The fourth guy was far more anecdote worthy. I’d been calling him Darren but it turned out his name was Darryl. He was very nearly as good looking as Richard, but had been a little less engaging conversationally. Lacking a certain maturity.

It wasn’t until I had his cock in my mouth that I learned the reason for this. He’d clearly been waiting for this moment to tell me too. He was only nineteen. A full decade younger than me. I’d never felt so fucking old.

He was also, as is the genetic imperative for all nineteen year olds, a colossally cheeky fucker. Rather than letting me do the work, mere minutes after I’d taken him in my mouth for the first time he begins to thrust a little, managing somehow to do it precisely off rhythm with my own movements for almost zero actual gain. This was followed by him putting his hands on my head to hold and steady me as though *I* was the one making it difficult.

I allow this for a short while – him holding my head and essentially fucking my mouth – when he declares that he can very rarely cum from blowjobs, so maybe we should just fuck instead?

Part of me is tempted. But most of me wants into prove him wrong. I tell him that, given his current technique and total lack of rhythm that’s probably a ‘him’ problem, suggesting that he keeps still and let’s me do my thing.

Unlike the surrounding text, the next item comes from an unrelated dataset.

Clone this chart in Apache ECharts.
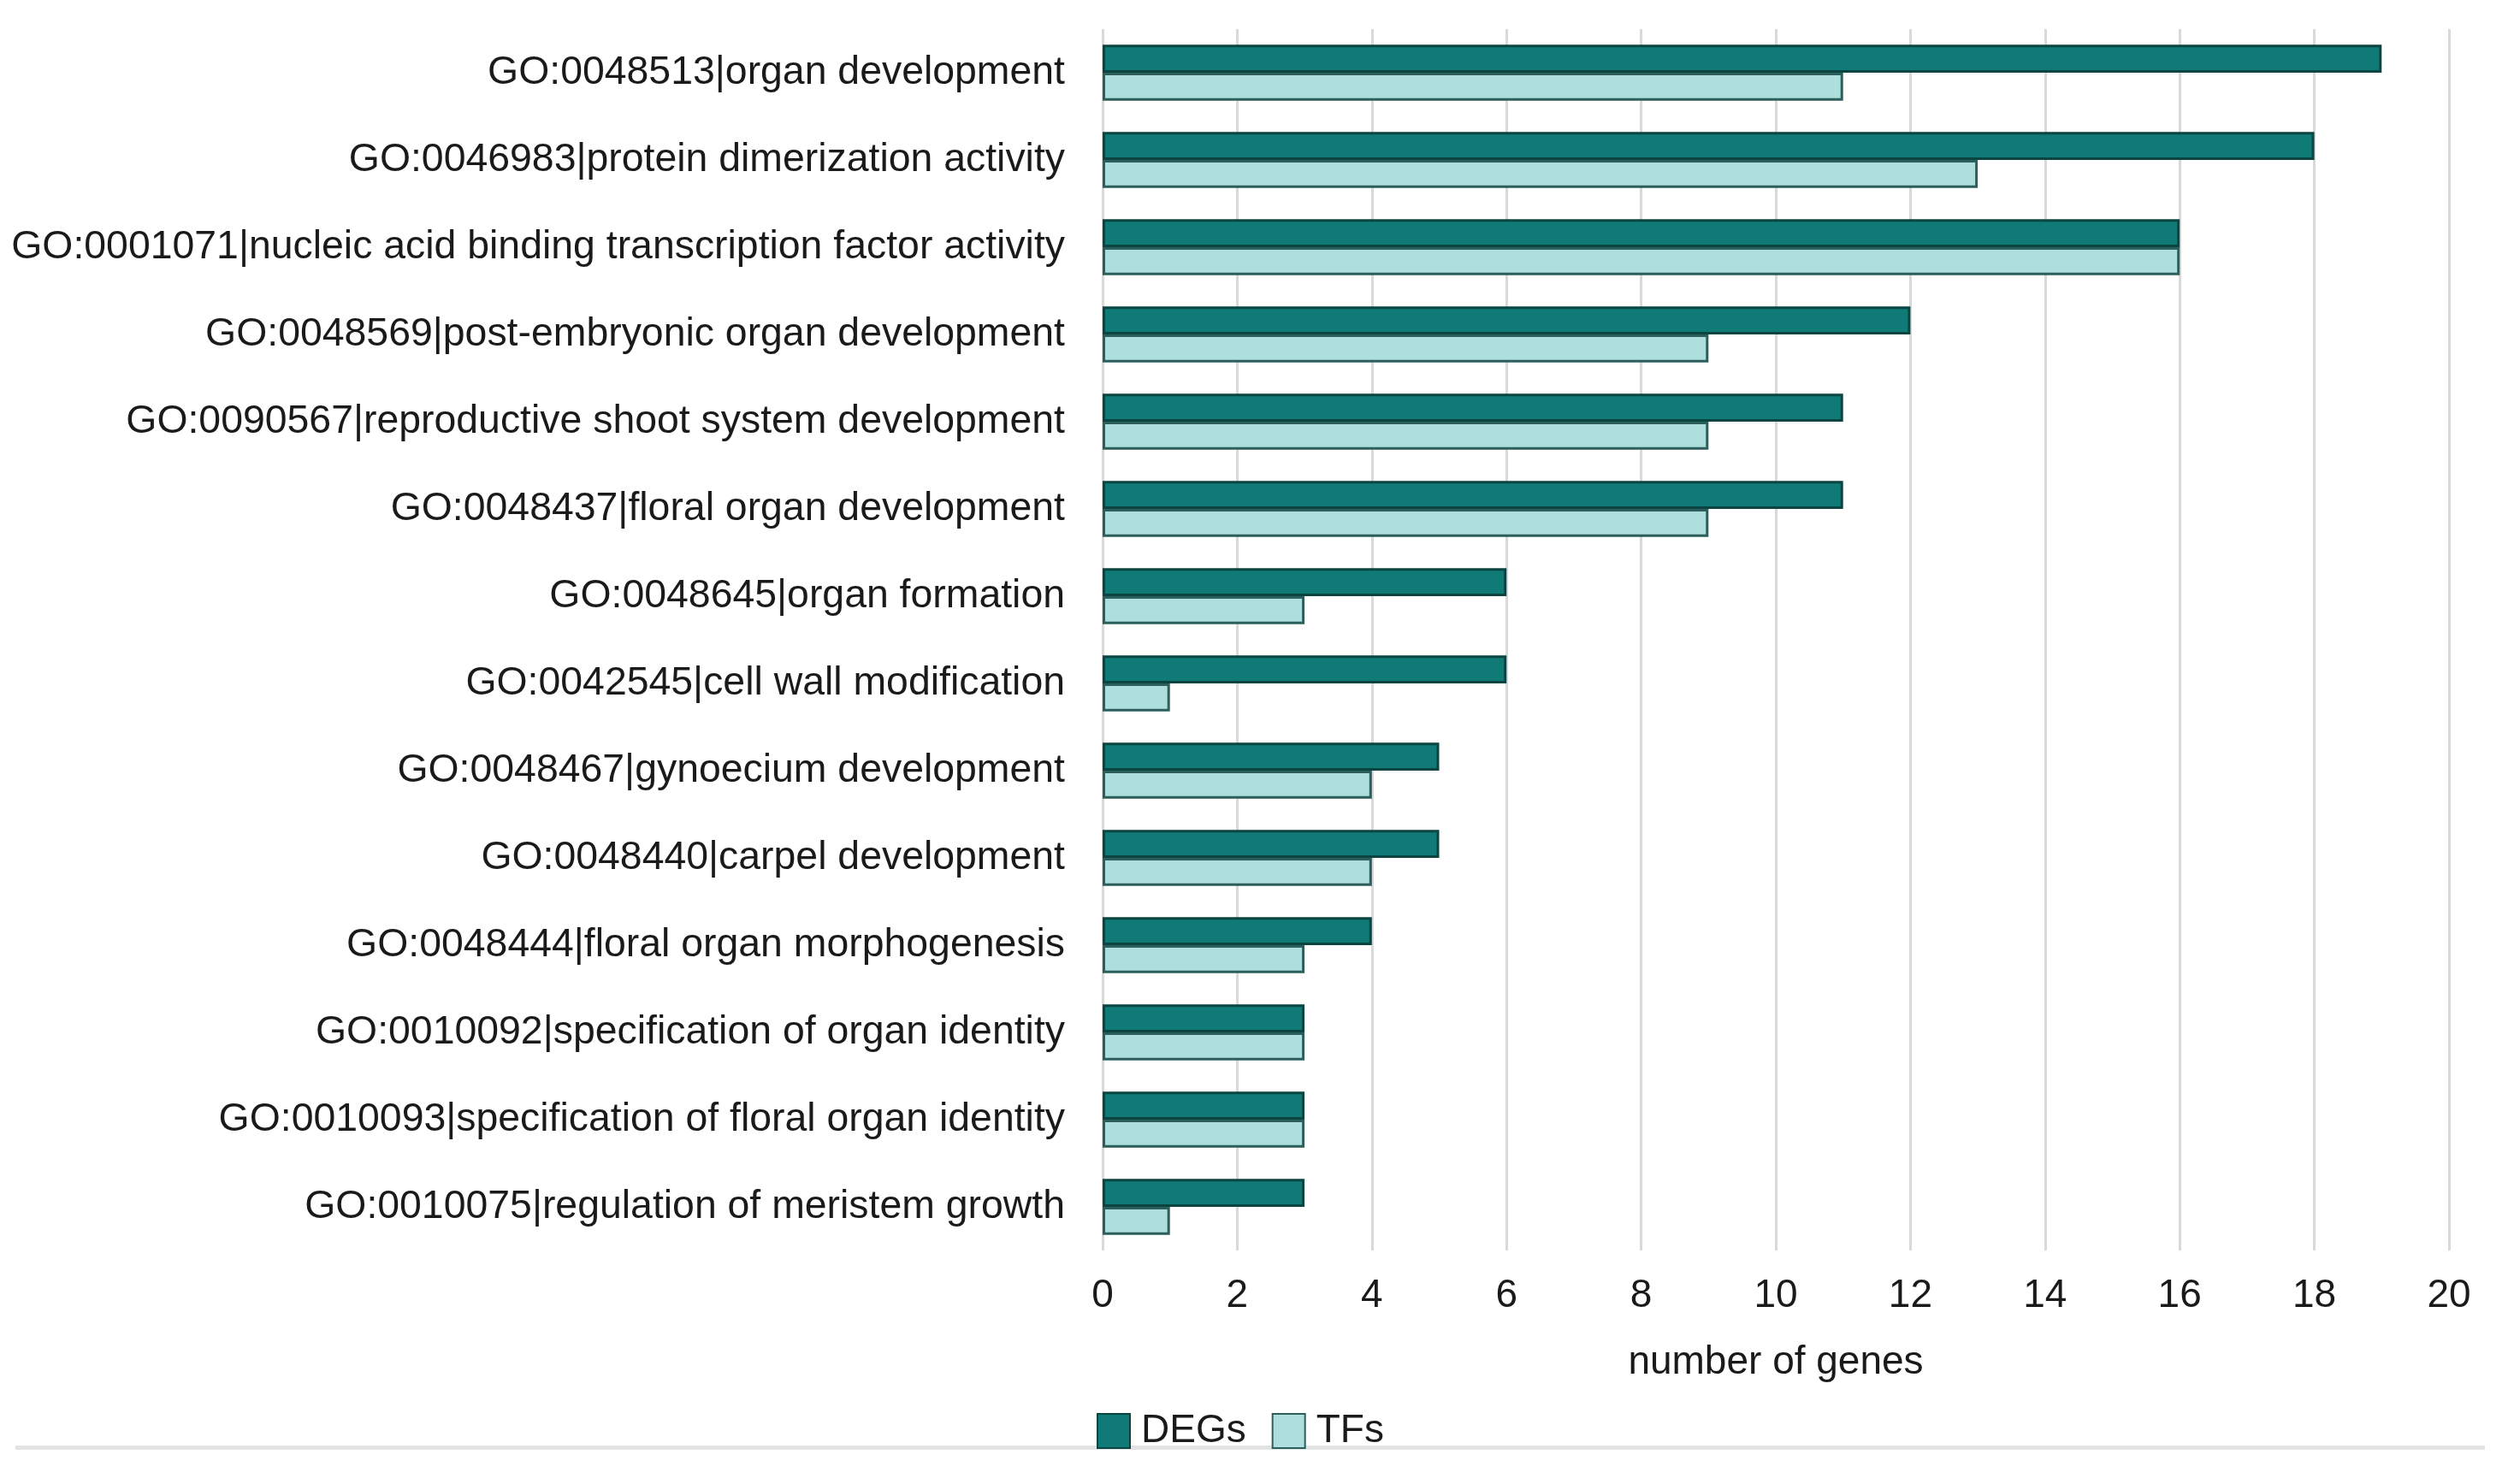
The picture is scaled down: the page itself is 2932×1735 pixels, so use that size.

Just under ten minutes later and the job is done. This time I swallow. Only fair to set a good example.

By the time I return to the living room, one of the guys who hadn’t partaken in my offer had already disappeared with one of my friends. Richard and I took this as our cue to leave too.

But that’s a whole different ball game.

(I missed the actual anniversary of this particular ball game by a few days, but it’s been over a year and the entire endeavour still makes me laugh when I think about it, so figured it might be worth sharing again!)